The Egyptian resort of El Gouna, a gated community tucked inland along the Red Sea, is a postrevolutionary postcard for how Egypt could bounce back from its worst tourism crisis in three decades. Forget about the pyramids and cruise ships. Sun-seeking socialites and wealthy families continue to flock there despite the political instability of the past year—and all thanks to one billionaire developer’s philosophy that life at El Gouna should not only be about luring tourists, but also about helping Egypt’s working classes.
El Gouna is often pitched by travel agents as the Venice of Egypt because of its 2,700 villas and apartments clustered around man-made canals, which form a labyrinth linked by pedestrian stone bridges. It’s the visionary brainchild of Samih Sawiris, a mogul whose family has been described as Egypt’s Rockefellers. Twenty years ago, he took one look at a 50-kilometer stretch of open desert on Egypt’s east coast and decided to carve out a retreat uniquely different from the nearby tourist mecca of Hurghada—or from any other vacation spot in Egypt, for that matter. His approach: put the tourist second.

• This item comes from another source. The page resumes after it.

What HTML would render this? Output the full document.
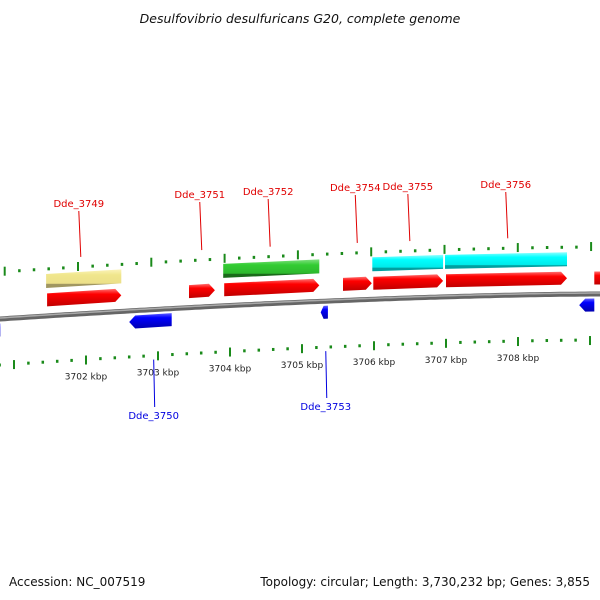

“In the beginning phase, the design was to build a couple of hotels and a makeshift meeting area,” says Sawiris, who owns Orascom Hotels & Development, which manages El Gouna. “Then we figured out ... we needed to take care of the staff who lived here much more than the tourists.” To Sawaris, that meant building a state-of-the-art hospital, good schools, a library, a football stadium, a mosque, and a church. “When we finished, we had a self-contained community where people could feel like they belonged. That was important to me,” Sawiris says.
Sawaris’s idea to prioritize staff quality of life was a radical one, but it has been wildly successful. Even as Egypt has struggled with safety concerns, El Gouna has remained a bastion of calm: it attracts what Sawiris likes to call a “happy population.”
“A good father wants his family with him,” says Sawiris, who recently hosted a sleepover for his own young daughters and their friends at his waterfront loft overlooking El Gouna’s marina. “He doesn’t want to leave them in some remote village and come here for a month or a week and never really see them. That kind of life stinks.” And because “happy workers” will keep visitors happy, those “happy visitors” are far more likely to return. Today, El Gouna has 40 percent repeat visitors, the highest proportion in Egypt.
With its 18-hole golf course, vineyard, shops, hotels, and restaurants, the resort has won awards for its blend of modern and classical Arab design techniques. It is bathed in desert shades of terra cotta and mandarin, alongside Mediterranean touches of teal and white. Orascom has hired more than 100 architects, including Italian Alfredo Freda and American Michael Graves, to build two- to five-bedroom villas (starting at $325,000) with add-on options such as sun terrace, private swimming pools, and yacht driveways. Budget villas and apartments for workers to buy start at $10,000 for a two-bedroom with a five-year installment plan.
Sawiris “has created an alternative to life from Europe that is peaceful and safe,” says Doris Ainedter, an Austrian fashion designer who turned down a SoHo loft to open her first boutique in the heart of El Gouna’s marina shopping center in 2004. When protests broke out in Tahrir Square last January, members of Cairo’s upper class flew to the resort with their foreign friends. The marina was packed with people talking about the news in Arabic, English, German, and French. “Here in Gouna, we are such a warm community. That is what I like. Everyone is here to help each other,” says Ainedter.
In the months immediately following the uprising, visitors did indeed stop coming to El Gouna for a short period. Not knowing how long the tourist drought would last, Orascom came up with a plan to exempt shops and offices from paying rent for two months to help prevent a wave of small-business foreclosures.
But as it turned out, some businesses didn’t need the help and had their best year of profits ever. El Gouna’s winery, Kouroum of the Nile, celebrated the first-ever medal awarded to Egyptian wines and launched a sparkling wine in November. The owner of La Maison Bleue, a 10-suite luxury beachfront hotel that opened in January, is in no rush to market the property to travel agents—he has been overbooked on word of mouth alone. And a bar called Loca Loca that opened in November recouped its initial capital investment after only five months. “I don’t want to say that we have not felt the effects at all,” says Kouroum of the Nile’s winemaker, Labib Kallas. “But not very much.”
Earlier this year, the Egyptian Tourism Authority (ETA) hosted a United Nations World Tourism Organization conference on the Red Sea to explore ways to encourage vacationers to return to the country. One key solution they discussed: making local communities into active stakeholders in the tourism industry. So it is no surprise that the new ETA regime has one eye on El Gouna and the other on sites where it could extend the El Gouna model in detail—including possible destinations along the Red Sea’s shores and in the Sinai. The newly appointed tourism minister, Hisham Zaazou, told Newsweek that a sustainable community will continue to thrive even in times of crisis. Lesson learned.